Wir sind der Wandel: Manche Menschen fühlen sich wichtig und produktiv, wenn sie arbeiten. Wie können sie dieses Selbstbild im Urlaub beiseiteschieben?
Kleinschmidt: Wenn man merkt, dass man sich nicht mehr erholt, ist es wichtig, sich Freiräume zu schaffen, die nicht von Arbeit bestimmt sind. Menschen, die sich vor allem in der Arbeit wohlfühlen, können auch kürzere Urlaube machen. Studien mit Manager:innen zeigen, dass viele davon profitieren, eher kurz aus dem Job rauszugehen. Dann können sie besser entspannen, weil sie nicht den Arbeitsberg fürchten, der sonst aufläuft.

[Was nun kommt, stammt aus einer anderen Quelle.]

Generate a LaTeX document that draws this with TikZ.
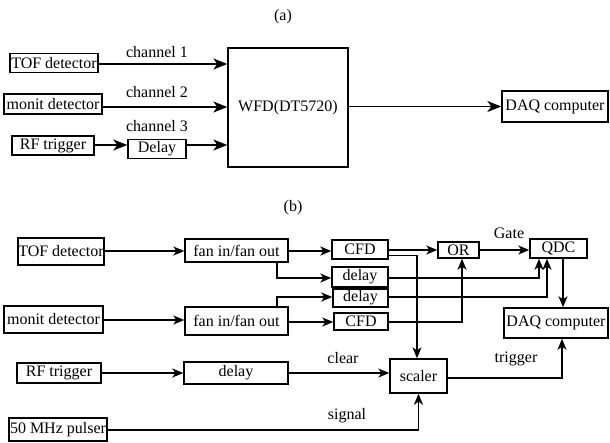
\documentclass[tikz,border=0pt]{standalone}
\usepackage{fontspec}
\setmainfont{Liberation Serif}
\usetikzlibrary{arrows.meta}
\begin{document}
\begin{tikzpicture}[x=1pt,y=-1pt,
  every node/.style={font=\fontsize{16}{18}\selectfont},
  blk/.style={draw,line width=1.4pt,inner sep=0pt,align=center},
  lbl/.style={inner sep=0pt},
  arr/.style={line width=1.4pt,-{Stealth[length=14pt,width=11pt,inset=4pt]}},
  arrb/.style={line width=1.4pt,-{Stealth[length=11pt,width=9pt,inset=3pt]}},
  ln/.style={line width=1.4pt}]
\useasboundingbox (0,0) rectangle (610,442);
% ---------- (a) ----------
\node[lbl] (ta) at (283,17) {(a)};
\node[blk,minimum width=88pt,minimum height=19pt] (tofA) at (54,63) {TOF detector};
\node[blk,minimum width=98pt,minimum height=20pt] (monA) at (53,104) {monit detector};
\node[blk,minimum width=82pt,minimum height=19pt] (rfA) at (53,145.5) {RF trigger};
\node[blk,minimum width=58pt,minimum height=19pt] (delA) at (157,149) {Delay};
\node[blk,minimum width=120pt,minimum height=119pt] (wfd) at (288,107.5) {WFD(DT5720)};
\node[blk,minimum width=106pt,minimum height=31pt] (daqA) at (555,106.5) {DAQ computer};
\node[lbl] (c1) at (157,52) {channel 1};
\node[lbl] (c2) at (157,92) {channel 2};
\node[lbl] (c3) at (157,126) {channel 3};
\coordinate (ya1) at (0,64);
\coordinate (ya2) at (0,107);
\coordinate (ya3) at (0,145);
\draw[arr] (tofA.east |- ya1) -- (wfd.west |- ya1);
\draw[arr] (monA.east |- ya2) -- (wfd.west |- ya2);
\draw[arr] (rfA.east |- ya3) -- (delA.west |- ya3);
\draw[arr] (delA.east |- ya3) -- (wfd.west |- ya3);
\draw[arr] (wfd.east |- daqA.west) -- (daqA.west);
% ---------- (b) ----------
\node[lbl] (tb) at (293,208) {(b)};
\node[blk,minimum width=86pt,minimum height=27pt] (tofB) at (61,251.5) {TOF detector};
\node[blk,minimum width=99pt,minimum height=27pt] (monB) at (53.5,319.5) {monit detector};
\node[blk,minimum width=84pt,minimum height=20pt] (rfB) at (59,373) {RF trigger};
\node[blk,minimum width=98pt,minimum height=23pt] (pul) at (58,429.5) {50 MHz pulser};
\node[blk,minimum width=103pt,minimum height=23pt] (fan1) at (236.5,250.5) {fan in/fan out};
\node[blk,minimum width=103pt,minimum height=28pt] (fan2) at (236.5,321) {fan in/fan out};
\node[blk,minimum width=104pt,minimum height=22pt] (delR) at (236,373) {delay};
\node[blk,minimum width=56pt,minimum height=19pt] (cfd1) at (360,249.5) {CFD};
\node[blk,minimum width=56pt,minimum height=20pt] (dly1) at (360,277) {delay};
\node[blk,minimum width=55pt,minimum height=18pt] (dly2) at (360.5,298) {delay};
\node[blk,minimum width=54pt,minimum height=17pt] (cfd2) at (361,321.5) {CFD};
\node[blk,minimum width=41pt,minimum height=16pt] (orN) at (458.5,250) {OR};
\node[blk,minimum width=57pt,minimum height=19pt] (qdc) at (558.5,248.5) {QDC};
\node[blk,minimum width=104pt,minimum height=30pt] (daqB) at (556,323) {DAQ computer};
\node[blk,minimum width=57pt,minimum height=34pt] (sca) at (418.5,376) {scaler};
\node[lbl] (gate) at (509,233) {Gate};
\node[lbl] (clr) at (343,358) {clear};
\node[lbl] (sig) at (347,416) {signal};
\node[lbl] (trg) at (516,359) {trigger};
\coordinate (y1) at (0,251);
\coordinate (y2) at (0,320);
\coordinate (xf) at (277,0);
\coordinate (yd1) at (0,278);
\coordinate (yd2) at (0,297);
\coordinate (yc2) at (0,322);
\coordinate (yc1) at (0,255.5);
\coordinate (xs) at (417,0);
\coordinate (xo) at (462,0);
\coordinate (xq1) at (539,0);
\coordinate (xq2) at (547,0);
\coordinate (xq3) at (563,0);
\coordinate (yp) at (0,430);
\coordinate (ysc) at (0,378);
\coordinate (xt) at (562,0);
\draw[arrb] (tofB.east |- y1) -- (fan1.west |- y1);
\draw[arrb] (monB.east |- y2) -- (fan2.west |- y2);
\draw[arrb] (rfB.east) -- (delR.west);
\draw[arrb] (fan1.east |- y1) -- (cfd1.west |- y1);
\draw[arrb] (fan1.south -| xf) |- (dly1.west |- yd1);
\draw[arrb] (fan2.north -| xf) |- (dly2.west |- yd2);
\draw[arrb] (fan2.east |- yc2) -- (cfd2.west |- yc2);
\draw[arrb] (cfd1.east |- orN.west) -- (orN.west);
\draw[arrb] (cfd1.east |- yc1) -| (sca.north -| xs);
\draw[arrb] (cfd2.east |- yc2) -| (orN.south -| xo);
\draw[arrb] (orN.east) -- (qdc.west |- orN.east);
\draw[arrb] (dly1.east |- yd1) -| (qdc.south -| xq1);
\draw[arrb] (dly2.east |- yd2) -| (qdc.south -| xq2);
\draw[arrb] (qdc.south -| xq3) -- (daqB.north -| xq3);
\draw[arrb] (delR.east) -- (sca.west |- delR.east);
\draw[arrb] (pul.east |- yp) -| (sca.south);
\draw[arrb] (sca.east |- ysc) -| (daqB.south -| xt);
\end{tikzpicture}
\end{document}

Oft machen Menschen Urlaub nicht nur für sich, sondern auch mit Familie oder Freunden – und diese möchten nicht ständig in der zweiten Reihe stehen, weil der Job auch in den Ferien vorgeht. Dann sollte man sich fragen: Was ist mir jetzt wirklich wichtig? Die Quality-Time mit der Familie oder der Job? Hier kommt man um Selbstreflexion nicht herum.

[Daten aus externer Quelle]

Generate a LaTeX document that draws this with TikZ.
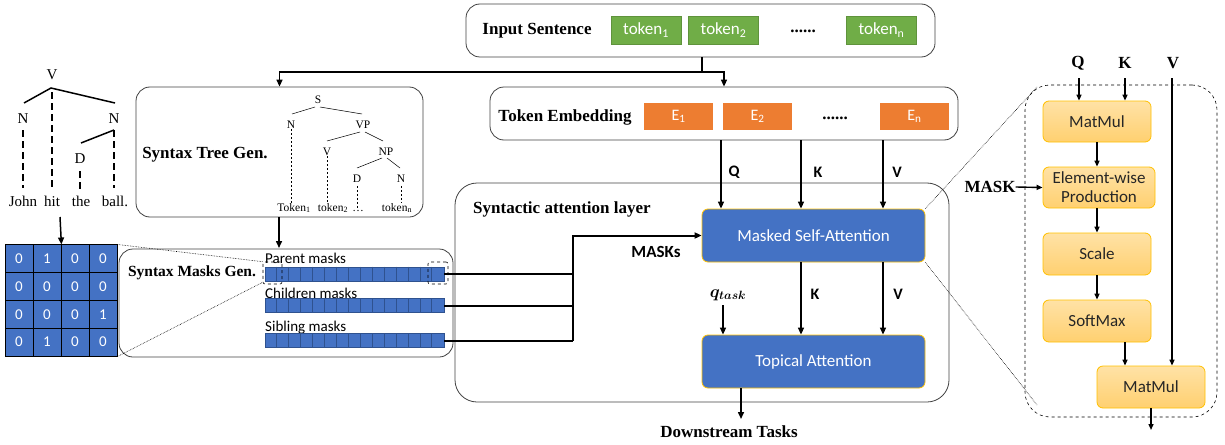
\documentclass[tikz,border=0pt]{standalone}
\usepackage{fontspec}
\usepackage{amsmath}
\setmainfont{Liberation Serif}
\newfontfamily\carl{Carlito}
\usetikzlibrary{arrows.meta}
\definecolor{mblue}{HTML}{4472C4}
\definecolor{dblue}{HTML}{2F528F}
\definecolor{tgreen}{HTML}{70AD47}
\definecolor{eorange}{HTML}{ED7D31}
\definecolor{ytop}{HTML}{FFE2A6}
\definecolor{ybot}{HTML}{FFD070}
\definecolor{ybord}{HTML}{FFC000}
\newcommand\fs[1]{\fontsize{#1}{#1}\selectfont}
\begin{document}
\begin{tikzpicture}[x=1pt,y=-1pt,
  panel/.style={draw=black!75, line width=0.8pt, rounded corners=14pt},
  tokbox/.style={fill=tgreen, draw=tgreen!85!black, line width=0.3pt, text=white, font=\carl\fs{17}, minimum width=70pt, minimum height=28pt, inner sep=0pt},
  embbox/.style={fill=eorange, text=white, font=\carl\fs{16}, minimum width=69pt, minimum height=27pt, inner sep=0pt},
  bluebox/.style={fill=mblue, draw=ybord, line width=0.8pt, rounded corners=6pt, text=white, font=\carl\fs{17}, minimum width=223pt, minimum height=53pt, inner sep=0pt},
  ybox/.style={top color=ytop, bottom color=ybot, draw=ybord, line width=0.8pt, rounded corners=6pt, text=black!85, font=\carl\fs{17}, minimum width=108pt, minimum height=41pt, inner sep=0pt, align=center},
  bl/.style={font=\bfseries\fs{17}, inner sep=0pt},
  sl/.style={font=\carl\bfseries\fs{16}, inner sep=0pt},
  tr/.style={font=\fs{11.5}, inner sep=0pt},
  lt/.style={font=\fs{15}, inner sep=0pt},
  cl/.style={font=\carl\fs{15}, inner sep=0pt, anchor=west},
  arr/.style={-{Triangle[length=7pt,width=6pt]}, line width=1.5pt},
  sarr/.style={-{Triangle[length=6pt,width=5pt]}, line width=1.4pt},
  tline/.style={line width=1.5pt},
  tdash/.style={line width=1.8pt, dash pattern=on 7pt off 4pt},
  thin tree/.style={line width=0.5pt},
  thin dash/.style={line width=0.5pt, dash pattern=on 2pt off 2pt},
  zoomline/.style={line width=0.6pt, densely dotted},
  bar/.style={fill=mblue, draw=dblue, line width=0.6pt, minimum width=179pt, minimum height=14pt, inner sep=0pt},
  cell/.style={fill=mblue, draw=black, line width=0.8pt, minimum size=28pt, inner sep=0pt, text=white, font=\carl\fs{15}},
]
\useasboundingbox (0,0) rectangle (1225,444);

% ---------------- Input sentence ----------------
\node[panel, minimum width=469pt, minimum height=53pt] (inp) at (700.5,30.5) {};
\node[bl] (inplab) at (537,31) {Input Sentence};
\node[tokbox] (t1) at (646,30) {token\textsubscript{1}};
\node[tokbox] (t2) at (723.5,30) {token\textsubscript{2}};
\node[bl] (tdots) at (803,31) {......};
\node[tokbox] (tn) at (881.5,30) {token\textsubscript{n}};

% ---------------- Token embedding ----------------
\node[panel, minimum width=468pt, minimum height=53pt] (emb) at (724,113.5) {};
\node[bl] (emblab) at (565,117) {Token Embedding};
\node[embbox] (e1) at (678.5,116.5) {E\textsubscript{1}};
\node[embbox] (e2) at (757.5,116.5) {E\textsubscript{2}};
\node[bl] (edots) at (835,118) {......};
\node[embbox] (en) at (914.5,116.5) {E\textsubscript{n}};

% split connector
\coordinate (split) at (702,72);
\draw[tline] (inp.south -| split) -- (split);
\draw[arr] (split) -| (emb.north);

% ---------------- Syntax tree gen ----------------
\node[panel, minimum width=287pt, minimum height=130pt] (tree) at (279.5,152) {};
\draw[arr] (split) -| (tree.north);
\node[bl] (treelab) at (205,155) {Syntax Tree Gen.};
\node[tr] (tS) at (318,100) {S};
\node[tr] (tN1) at (291,125) {N};
\node[tr] (tVP) at (363,125) {VP};
\node[tr] (tV) at (327,152) {V};
\node[tr] (tNP) at (386,152) {NP};
\node[tr] (tD) at (357,179) {D};
\node[tr] (tN2) at (401,179) {N};
\node[tr, anchor=base] (k1) at (294,211) {Token\textsubscript{1}};
\node[tr, anchor=base] (k2) at (333,211) {token\textsubscript{2}};
\node[tr, anchor=base] (k3) at (358,211) {\dots};
\node[tr, anchor=base] (kn) at (397,211) {token\textsubscript{n}};
\draw[thin tree] (315,107) -- (292,114);
\draw[thin tree] (320,107) -- (362,114);
\draw[thin tree] (360,132) -- (327,141);
\draw[thin tree] (365,132) -- (383,141);
\draw[thin tree] (382,158) -- (357,168);
\draw[thin tree] (387,158) -- (400,168);
\draw[thin dash] (tN1.south) -- (tN1.south |- k1.north);
\draw[thin dash] (tV.south) -- (tV.south |- k2.north);
\draw[thin dash] ([yshift=-3pt]tD.south) -- (tD.south |- k3.north);
\draw[thin dash] ([yshift=-3pt]tN2.south) -- ([xshift=0pt]tN2.south |- kn.north);

% ---------------- Syntax masks gen ----------------
\node[panel, minimum width=334pt, minimum height=108pt] (masks) at (286,303) {};
\draw[arr] (tree.south -| 279,0) -- (279,248);
\node[bl, font=\bfseries\fs{15.5}] (masklab) at (192,273) {Syntax Masks Gen.};
\node[cl] (plab) at (265,258) {Parent masks};
\node[bar] (pbar) at (354.5,274) {};
\node[cl] (clab) at (265,293) {Children masks};
\node[bar] (cbar) at (354.5,305.5) {};
\node[cl] (slab) at (265,328) {Sibling masks};
\node[bar] (sbar) at (354.5,340.5) {};
\foreach \b in {pbar,cbar,sbar}{
  \foreach \i in {1,...,14}{
    \draw[dblue, line width=0.6pt] ([xshift=\i*11.933pt]\b.north west) -- ([xshift=\i*11.933pt]\b.south west);
  }
}
\node[draw, dashed, line width=0.6pt, rounded corners=2pt, minimum width=19pt, minimum height=22pt, inner sep=0pt] (lbox) at (272.5,273) {};
\node[draw, dashed, line width=0.6pt, rounded corners=2pt, minimum width=20pt, minimum height=22pt, inner sep=0pt] (rbox) at (438,273) {};

% ---------------- Left tree ----------------
\node[lt] (lV) at (52,75) {V};
\node[lt] (lN1) at (23,119) {N};
\node[lt] (lN2) at (114,119) {N};
\node[lt] (lD) at (80,159) {D};
\node[lt, anchor=base] (wJ) at (23,206) {John};
\node[lt, anchor=base] (wH) at (52,206) {hit};
\node[lt, anchor=base] (wT) at (81,206) {the};
\node[lt, anchor=base] (wB) at (115,206) {ball.};
\draw[tline] (24,103) -- (51,88) -- (115,103);
\draw[tline] (114,130) -- (81,143);
\draw[tdash] (52,92) -- (52,187);
\draw[tdash] (23,130) -- (23,188);
\draw[tdash] (114,130) -- (114,188);
\draw[tdash] (80,171) -- (80,190);

% matrix
\foreach \r/\row in {1/{0,1,0,0},2/{0,0,0,0},3/{0,0,0,1},4/{0,1,0,0}}{
  \foreach \v [count=\c] in \row {
    \node[cell] (m-\r-\c) at ({5+28*(\c-0.5)},{245+27.75*(\r-0.5)}) {\v};
  }
}
\draw[arr] (60,217) -- (m-1-2.north east);
\draw[zoomline] (m-1-4.north east) -- (lbox.north west);
\draw[zoomline] (m-4-4.south east) -- ([yshift=2pt]lbox.south west);

% ---------------- Syntactic attention layer ----------------
\node[panel, rounded corners=22pt, minimum width=494pt, minimum height=219pt] (layer) at (702,292.5) {};
\node[bl, anchor=west] (layerlab) at (473,209) {Syntactic attention layer};
\node[bluebox] (msa) at (813.5,235.5) {Masked Self-Attention};
\node[bluebox] (ta) at (813.5,361.5) {Topical Attention};

\coordinate (xq) at (721,0);
\coordinate (xk) at (801,0);
\coordinate (xv) at (883,0);
\draw[arr] (emb.south -| xq) -- (msa.north -| xq);
\draw[arr] (emb.south -| xk) -- (msa.north -| xk);
\draw[arr] (emb.south -| xv) -- (msa.north -| xv);
\node[sl] (lq) at (734,172) {Q};
\node[sl] (lk) at (818,172) {K};
\node[sl] (lv) at (897,172) {V};

\draw[arr] (msa.south -| xk) -- (ta.north -| xk);
\draw[arr] (msa.south -| xv) -- (ta.north -| xv);
\node[sl] (lk2) at (815,294) {K};
\node[sl] (lv2) at (898,294) {V};
\node[inner sep=0pt, font=\fs{16.5}] (qt) at (728,295) {$\boldsymbol{q_{task}}$};
\draw[arr] (723,305) -- (ta.north -| 723,0);

% masks connectors
\coordinate (jn) at (573,0);
\draw[line width=2pt] (pbar.east) -- (pbar.east -| jn);
\draw[line width=2pt] (cbar.east) -- (cbar.east -| jn);
\draw[line width=2pt] (sbar.east) -- (sbar.east -| jn);
\draw[arr, line width=2pt] (sbar.east -| jn) |- (msa.west);
\node[sl, font=\carl\bfseries\fs{17}] (masksl) at (656,252) {MASKs};

% downstream
\node[bl] (ds) at (729,432) {Downstream Tasks};
\draw[arr] (ta.south -| 741,0) -- (741,419);

% ---------------- Right panel ----------------
\node[draw, dashed, line width=0.6pt, rounded corners=25pt, minimum width=192pt, minimum height=332pt, inner sep=0pt] (att) at (1121,251) {};
\node[bl] (rq) at (1078,63) {Q};
\node[bl] (rk) at (1125,63) {K};
\node[bl] (rv) at (1173,63) {V};
\node[ybox] (mm1) at (1097,121.5) {MatMul};
\node[ybox, minimum width=112pt] (ewp) at (1099,187.5) {Element-wise\\[2pt]Production};
\node[ybox, minimum height=42pt] (sc) at (1097,254) {Scale};
\node[ybox, minimum height=42pt] (sm) at (1097,321) {SoftMax};
\node[ybox, minimum height=42pt] (mm2) at (1151,387) {MatMul};
\node[bl] (maskr) at (990,187) {MASK};

\draw[sarr] (1079,78) -- (mm1.north -| 1079,0);
\draw[sarr] (1125,78) -- (mm1.north -| 1125,0);
\draw[sarr] (1172,78) -- (mm2.north -| 1172,0);
\draw[sarr] (mm1.south) -- (ewp.north -| mm1.south);
\draw[sarr] (ewp.south -| sc.north) -- (sc.north);
\draw[sarr] (sc.south) -- (sm.north);
\draw[sarr] (sm.south -| 1125,0) -- (mm2.north -| 1125,0);
\draw[sarr] (maskr.east) -- (ewp.west);
\draw[sarr] (mm2.south) -- (1151,430);

\draw[zoomline] (msa.north east) -- (1037,87);
\draw[zoomline] (msa.south east) -- (1037,405);
\end{tikzpicture}
\end{document}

Wir sind der Wandel: Was fördert die Urlaubserholung?
Kleinschmidt: Studien zeigen, dass wir uns besser erholen, wenn wir etwas tun, das im Kontrast zu unserem Arbeitsalltag steht. Wer viel am Schreibtisch sitzt, profitiert von Bewegung. Wer viel mit Menschen zu tun hat, erholt sich gut, wenn mal weniger los ist, vielleicht in der Natur. Ebenfalls erholsam: In einer Sache besser werden. Deshalb lohnt es sich im Urlaub, das Golfhandicap zu verbessern oder Surfen zu lernen. Auch ein bisschen Sprachgebrauch im Ausland oder eine unbekannte Wanderung sind solche Erfahrungen von „Mastery“, die sehr erholsam sind. Wenn wir uns in einer Sache ein bisschen herausfordern und aktiv sind, sind die Gedanken gefesselt – Gedanken an den Job haben keinen oder zumindest weniger Platz. Das Abschalten fällt leichter.
“Es hilft, sich eine Liste der Dinge und Unternehmungen zu machen, die man entspannend findet”

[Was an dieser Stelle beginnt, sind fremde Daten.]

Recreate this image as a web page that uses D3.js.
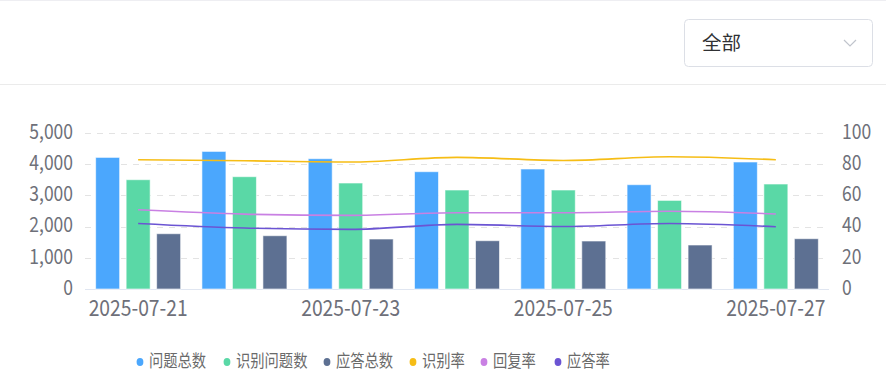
<!DOCTYPE html>
<html>
<head>
<meta charset="utf-8">
<script src="https://cdn.jsdelivr.net/npm/d3@7"></script>
<style>
  body { margin: 0; background: #fff; font-family: "Noto Sans CJK SC", "Microsoft YaHei", sans-serif; }
  #chart { width: 886px; height: 384px; }
</style>
</head>
<body>
<div id="chart"></div>
<script>
  // chart data
  const dates = ["2025-07-21", "2025-07-22", "2025-07-23", "2025-07-24", "2025-07-25", "2025-07-26", "2025-07-27"];
  const tickDates = ["2025-07-21", "2025-07-23", "2025-07-25", "2025-07-27"];
  const totalQuestions = [4218, 4410, 4176, 3760, 3846, 3343, 4071];
  const recognized = [3503, 3600, 3397, 3173, 3173, 2840, 3365];
  const answered = [1772, 1708, 1602, 1548, 1538, 1410, 1612];
  const recogRate = [82.9, 82.2, 81.4, 84.4, 82.4, 84.8, 82.9];
  const replyRate = [50.8, 48.0, 47.2, 48.9, 48.9, 49.8, 48.1];
  const answerRate = [42.0, 39.1, 38.2, 41.4, 40.1, 42.0, 39.9];
  const leftTicks = [0, 1000, 2000, 3000, 4000, 5000];
  const rightTicks = [0, 20, 40, 60, 80, 100];

  const barSeries = [
    {name: "问题总数", values: totalQuestions, color: "#4ba7fd"},
    {name: "识别问题数", values: recognized, color: "#5ad8a6"},
    {name: "应答总数", values: answered, color: "#5d7092"}
  ];
  const lineSeries = [
    {name: "识别率", values: recogRate, color: "#f6bd16"},
    {name: "回复率", values: replyRate, color: "#c980e3"},
    {name: "应答率", values: answerRate, color: "#6b54d3"}
  ];

  const width = 886, height = 384;
  const stretch = 1.18; // the picture's text is a bit taller than wide
  const svg = d3.select("#chart").append("svg")
    .attr("width", width).attr("height", height);

  // stretch a text vertically around its own baseline
  const tall = (sel, cy) => sel.attr("transform", function() {
    const y = cy !== undefined ? cy : +(d3.select(this).attr("y") || 0);
    return `translate(0,${y}) scale(1,${stretch}) translate(0,${-y})`;
  });

  // header with the select box
  svg.append("line").attr("x1", 0).attr("x2", width).attr("y1", 0.5).attr("y2", 0.5)
    .attr("stroke", "#eeeef2");
  svg.append("line").attr("x1", 0).attr("x2", width).attr("y1", 84.5).attr("y2", 84.5)
    .attr("stroke", "#ebebeb");
  svg.append("rect").attr("x", 684.5).attr("y", 19.5).attr("width", 188).attr("height", 47)
    .attr("rx", 4).attr("fill", "#fff").attr("stroke", "#dcdfe6");
  svg.append("text").attr("x", 702).attr("y", 50).attr("font-size", 19.5)
    .attr("fill", "#303133").text("全部");
  svg.append("path").attr("d", "M844,40 L850,46 L856,40")
    .attr("fill", "none").attr("stroke", "#c0c4cc").attr("stroke-width", 1.2);

  const x = d3.scaleBand().domain(dates).range([85, 829]);
  const yL = d3.scaleLinear().domain([0, 5000]).range([289, 133]);
  const yR = d3.scaleLinear().domain([0, 100]).range([289, 133]);

  // grid
  svg.append("g").selectAll("line").data(leftTicks.slice(1)).enter().append("line")
    .attr("x1", 85).attr("x2", 829)
    .attr("y1", d => Math.round(yL(d)) + 0.5).attr("y2", d => Math.round(yL(d)) + 0.5)
    .attr("stroke", "#e3e3e3").attr("stroke-dasharray", "6,6");
  svg.append("line").attr("x1", 85).attr("x2", 829).attr("y1", 289.5).attr("y2", 289.5)
    .attr("stroke", "#e0e6f1");

  // left axis
  const leftAxis = svg.append("g").attr("transform", "translate(85,0)")
    .call(d3.axisLeft(yL).tickValues(leftTicks).tickSize(0).tickPadding(12).tickFormat(d3.format(",")));
  leftAxis.select(".domain").remove();
  leftAxis.selectAll("text").attr("font-size", 17.5).attr("fill", "#6e7079")
    .attr("dy", "0.26em")
    .attr("font-family", "Noto Sans CJK SC, sans-serif").call(tall, 0);

  // right axis
  const rightAxis = svg.append("g").attr("transform", "translate(829,0)")
    .call(d3.axisRight(yR).tickValues(rightTicks).tickSize(0).tickPadding(13));
  rightAxis.select(".domain").remove();
  rightAxis.selectAll("text").attr("font-size", 17.5).attr("fill", "#6e7079")
    .attr("dy", "0.26em")
    .attr("font-family", "Noto Sans CJK SC, sans-serif").call(tall, 0);

  // bottom axis
  const bottomAxis = svg.append("g").attr("transform", "translate(0,289)")
    .call(d3.axisBottom(x).tickValues(tickDates).tickSize(0).tickPadding(11));
  bottomAxis.select(".domain").remove();
  bottomAxis.selectAll("text").attr("font-size", 19.3).attr("fill", "#6e7079")
    .attr("font-family", "Noto Sans CJK SC, sans-serif").call(tall, 11);

  // bars
  const barW = 24, barGap = 6.5;
  barSeries.forEach((s, i) => {
    svg.append("g").selectAll("rect").data(s.values).enter().append("rect")
      .attr("x", (d, j) => x(dates[j]) + x.bandwidth() / 2 - (3 * barW + 2 * barGap) / 2 + i * (barW + barGap))
      .attr("y", d => yL(d))
      .attr("width", barW)
      .attr("height", d => yL(0) - yL(d))
      .attr("fill", s.color)
      .attr("stroke", "rgba(255,255,255,0.6)")
      .attr("stroke-width", 1);
  });

  // lines
  const line = d3.line()
    .x((d, j) => x(dates[j]) + x.bandwidth() / 2)
    .y(d => yR(d))
    .curve(d3.curveMonotoneX);
  lineSeries.forEach(s => {
    svg.append("path").datum(s.values)
      .attr("d", line)
      .attr("fill", "none")
      .attr("stroke", s.color)
      .attr("stroke-width", 1.6);
  });

  // legend
  const legendItems = barSeries.concat(lineSeries);
  const legendX = [140, 227, 327, 413, 484, 558];
  const legend = svg.append("g");
  legendItems.forEach((s, i) => {
    legend.append("ellipse").attr("cx", legendX[i]).attr("cy", 362)
      .attr("rx", 3.4).attr("ry", 4).attr("fill", s.color);
    legend.append("text").attr("x", legendX[i] + 9).attr("y", 367)
      .attr("font-size", 14.3).attr("fill", "#6a6a6a").text(s.name).call(tall);
  });
</script>
</body>
</html>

Wir sind der Wandel: In Zeiten von Homeoffice ist die Arbeit bei vielen zu Hause eingezogen. Wie schaffe ich es abzuschalten, wenn ich nicht wegfahre, sondern zu Hause bleibe? Dann sehe ich die Arbeit theoretisch täglich.
Kleinschmidt: Das ist tatsächlich eine Herausforderung. Es hilft, sich eine Liste der Dinge und Unternehmungen zu machen, die man entspannend findet – und die im normalen Alltag keinen Platz haben: eine Stadtführung, eine Kanutour, das große Essen mit Freunden, ein Tagesausflug. Nehmen Sie sich für jeden Tag eine oder zwei Sachen vor und planen Sie diese wie Meetings ein. Homeoffice-Arbeitsplätze sind oft klein und diskret. Wenn Sie Ferien haben, könnten Sie das Homeoffice auch mal für zehn Tage „abbauen“.